Heimliche Aufforderung est une entrée dans le monde de richesses sonores à venir. Sur Der Einsamme la voix est plus grise mais Groissböck arrive à conserver sa belle ligne, et c’est une performance, ainsi que sur Allerseelen, où son engagement est total.
C’est évidemment dans les lieder de Mahler tirés du Des Knaben Wunderhorn que Groissböck et Svensson prennent le plus de relief, avec un choix de lieder sombres et martiaux, adaptés à la voix de Groissböck mais aussi en terminant sur le lumineux Urlicht, composé pour contralto.
Nicht wiedersehn tout en volume et intensité laisse la place au Revelge, tout à fait indiqué pour Groissböck, qu’on suit mot à mot, tour à tour hargneux à souhait ou mélancolique, avec un diction parfaite (là encore, prouesse) avec un Magnus Svensson à la fête, comme il le sera dans l’évocation du alphorn dans Zu Strassburg auf der Schanz’, avec Groissböck qui trouve un peu de profondeur dans ce lied et qu’il ne lâchera pas jusqu’à la fin.
Ses « Gute nacht » dans Der Tamboursg’sell sont pleins de sentiments mélancoliques et Urlicht, vraiment sur le fil, est ressenti par le public comme la fin d’un long voyage, humain, riche et éprouvant.
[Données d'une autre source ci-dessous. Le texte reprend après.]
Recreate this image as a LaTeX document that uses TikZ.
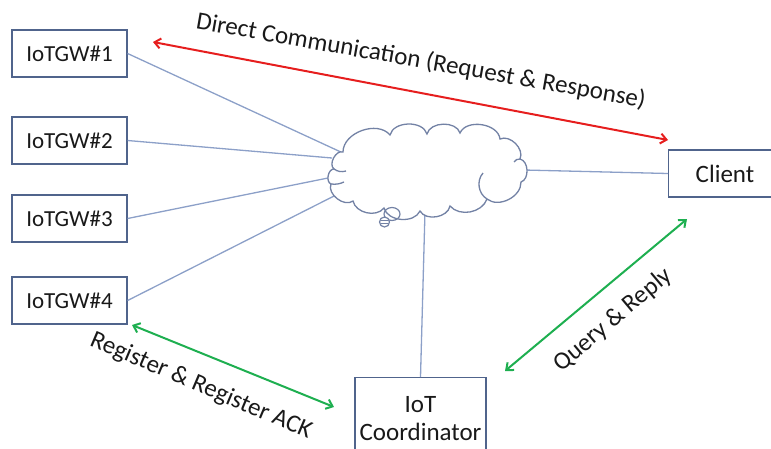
\documentclass[tikz,border=0pt]{standalone}
\usepackage{fontspec}
\setmainfont{Carlito}
\usetikzlibrary{arrows.meta}
\definecolor{linkc}{RGB}{140,160,200}
\definecolor{boxc}{RGB}{80,100,140}
\definecolor{cloudc}{RGB}{115,130,165}
\definecolor{redc}{RGB}{230,30,30}
\definecolor{greenc}{RGB}{30,175,80}
\definecolor{txt}{RGB}{25,25,25}
\begin{document}
\begin{tikzpicture}[x=1pt,y=-1pt,
  font=\fontsize{25}{31}\selectfont, text=txt,
  devbox/.style={draw=boxc, line width=1.2pt, minimum width=115pt, minimum height=47pt, inner sep=0pt},
  gwbox/.style={devbox, font=\fontsize{23}{28}\selectfont},
  link/.style={draw=linkc, line width=1.3pt},
  msg/.style={line width=2pt, {Straight Barb[length=6pt,width=10pt]}-{Straight Barb[length=6pt,width=10pt]}},
  puff/.style={cloudc, line width=1.3pt},
  lbl/.style={inner sep=0pt}]
\useasboundingbox (0,0) rectangle (771,448);
\clip (0,0) rectangle (771,448);

% gateways
\node[gwbox] (gw1) at (69.5,53.5) {IoTGW\#1};
\node[gwbox] (gw2) at (69.5,140.5) {IoTGW\#2};
\node[gwbox] (gw3) at (69.5,218.5) {IoTGW\#3};
\node[gwbox] (gw4) at (69.5,300.5) {IoTGW\#4};

% client and coordinator
\node[devbox, minimum width=110pt, anchor=west] (client) at (668,173.5) {};
\node[lbl] at (725,174) {Client};
\node[devbox, minimum width=131pt, minimum height=90pt, anchor=north] (coord) at (420.5,377) {};
\node[lbl, align=center, font=\fontsize{25}{28}\selectfont] at (420.5,419) {IoT\\Coordinator};

% links to the cloud
\coordinate (c1) at (343,153);
\coordinate (c2) at (332,158);
\coordinate (c3) at (328,178);
\coordinate (c4) at (336,195);
\coordinate (cr) at (524,170);
\coordinate (cb) at (425,211);
\draw[link] (gw1.east) -- (c1);
\draw[link] (gw2.east) -- (c2);
\draw[link] (gw3.east) -- (c3);
\draw[link] (gw4.east) -- (c4);
\draw[link] (cr) -- (client.west);
\draw[link] (cb) -- (coord.north);

% network cloud outline
\draw[puff, fill=white]
  (343,152) to[bend left=70] (390,135)
  to[bend left=75] (427,134)
  to[bend left=75] (460,133)
  to[bend left=75] (500,139)
  to[bend left=70] (520,159)
  to[bend left=75] (521,182)
  to[bend left=65] (487,199)
  to[bend left=60] (450,206)
  to[bend left=70] (420,211)
  to[bend left=70] (384,208)
  to[bend left=65] (353,201)
  to[bend left=75] (331,184)
  to[bend left=80] (334,169)
  to[bend left=80] cycle;
% creases inside the cloud
\draw[puff] (334,169) to[bend right=25] (346,171);
\draw[puff] (331,184) to[bend right=15] (344,182);
\draw[puff] (487,199) to[bend left=50] (483,173);
\draw[puff] (520,159) to[bend right=30] (514,162);
% thought-bubble tail
\draw[puff, line width=1.2pt] (392,214) ellipse (8pt and 6.5pt);
\draw[puff, line width=1.2pt, fill=white] (384.5,222) circle (5pt);
\draw[puff, line width=0.9pt] (381,220.5) -- (388,220.5) (381,223.5) -- (388,223.5);

% message exchanges
\coordinate (r1) at (153,42);
\coordinate (r2) at (668,140);
\draw[msg, redc] (r1) -- (r2);
\node[lbl, rotate=-10] at (421,61) {Direct Communication (Request \& Response)};

\coordinate (g1) at (132,325);
\coordinate (g2) at (334,407);
\draw[msg, greenc] (g1) -- (g2);
\node[lbl, rotate=-23] at (201,386) {Register \& Register ACK};

\coordinate (q1) at (505,371);
\coordinate (q2) at (687,219);
\draw[msg, greenc] (q1) -- (q2);
\node[lbl, rotate=40] at (613,320) {Query \& Reply};
\end{tikzpicture}
\end{document}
Certes la voix force un peu en fin de parcours sur Der Tamboursg’sell mais, heureusement pas dans les volumes, et reste absolument dans les limites du raisonnable. Ce sont donc des retrouvailles heureuses avec un chanteur, physiquement impressionnant et charmeur sur les scènes, et qui ici, dans des dimensions et formats plus réduits peut retrouver de très belles couleurs et donner une lecture très différente de lieder rabâchés sur les scènes. Ses Schubert prométhéens et ses étonnants Mahler sont plus que des curiosités. Le duo termine avec un An Die Musik (dont Magnus Svensson avait caché la partition sous sa veste pendant les applaudissements), étonnant clair-obscur digne de la soirée.

Grossbock est un chanteur exceptionnel,par sa voix,sa diction,son charisme mais il m’était apparu en grande méforme cet été à Bayreuth.Je suis heureux d’apprendre qu’il a surmonté ce mauvais passage.